Because this data is collected continuously during normal in-service operations, it complements scheduled inspections by providing ongoing awareness between inspection cycles. Detected anomalies are automatically processed, assigned severity levels and referenced to precise track locations, allowing maintenance teams to focus on field inspections where risk is highest. 

In extreme weather conditions, this capability supports earlier identification of developing problems, particularly in areas where repeated exposure to moisture, freezing or inadequate drainage accelerates deterioration. Over time, recurring low-level responses can highlight locations experiencing chronic stress, helping agencies prioritize corrective actions before conditions escalate into service-impacting failures. 

By maintaining measurement capability when traditional inspections are constrained, VTI monitoring strengthens agencies’ ability to manage weather-driven risks and maintain safe, reliable transit operations. 

Acute weather events and system-wide impacts 

While thermal effects are persistent, acute extreme weather events often cause the most dramatic disruptions. Flooding, storm surge and intense rainfall can overwhelm drainage systems, leading to: 

• Track washouts 
• Submerged signal houses 
• Damaged cable routes and power equipment 

Coastal and low-lying systems are particularly vulnerable to storm surge, while inland systems increasingly face flash flooding that was once considered rare. 

High winds associated with hurricanes, severe thunderstorms and other major storms can damage overhead contact systems, topple trees onto tracks and scatter debris across the right-of-way. These events often affect large geographic areas simultaneously, complicating response and recovery efforts. 

In cut and embankment territory, heavy rainfall can trigger landslides and mudslides that undermine track support. These failures may not be immediately visible, underscoring the need for monitoring systems that can detect changes before a derailment risk develops. 

Adapting strategies for a changing climate 

As weather extremes become more frequent, transit agencies recognize that resilience requires a coordinated approach. Mitigation strategies increasingly combine infrastructure hardening, enhanced monitoring and refined operational response procedures.  

Design improvements focus on better drainage, subgrade stabilization and protecting critical electrical and signaling assets from water intrusion. Monitoring efforts increasingly incorporate environmental sensors, rail temperature prediction tools and emerging technologies such as fiber optic systems capable of detecting washouts, ground movement and other right-of-way hazards. Pilot deployments and testing, including trials conducted at the Transportation Technology Center in Pueblo, Colo., are helping agencies evaluate how these technologies perform under real-world conditions. 

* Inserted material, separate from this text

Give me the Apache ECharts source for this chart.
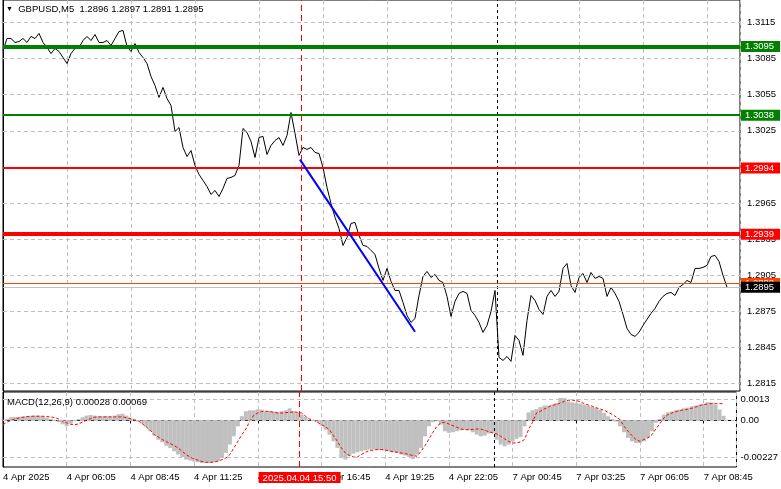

Operationally, agencies are refining procedures for inspections, slow orders, shutdowns and recovery to ensure responses are timely, consistent and informed by data rather than assumptions. Research continues to play an important role in improving understanding of weather-driven failure mechanisms. Studies into frozen ballast behavior and rail break mechanics, for example, are helping refine maintenance strategies and rail adjustment practices for extreme cold. 

Building long-term resilience 

Extreme weather is now a permanent factor in rail transit operations. While it cannot be eliminated, its impact can be managed through informed design, adaptive procedures and strategic use of monitoring and testing tools. 

The most resilient transit systems are those that: 

• Recognize weather risk as a system-wide challenge. 
• Invest in monitoring and prediction, not just repair. 
• Continuously refining procedures based on data and experience. 

As climate patterns continue to evolve, resilience will not be achieved through a single project or technology. It will be built incrementally through informed decisions, smart design and a commitment to learning from every extreme event.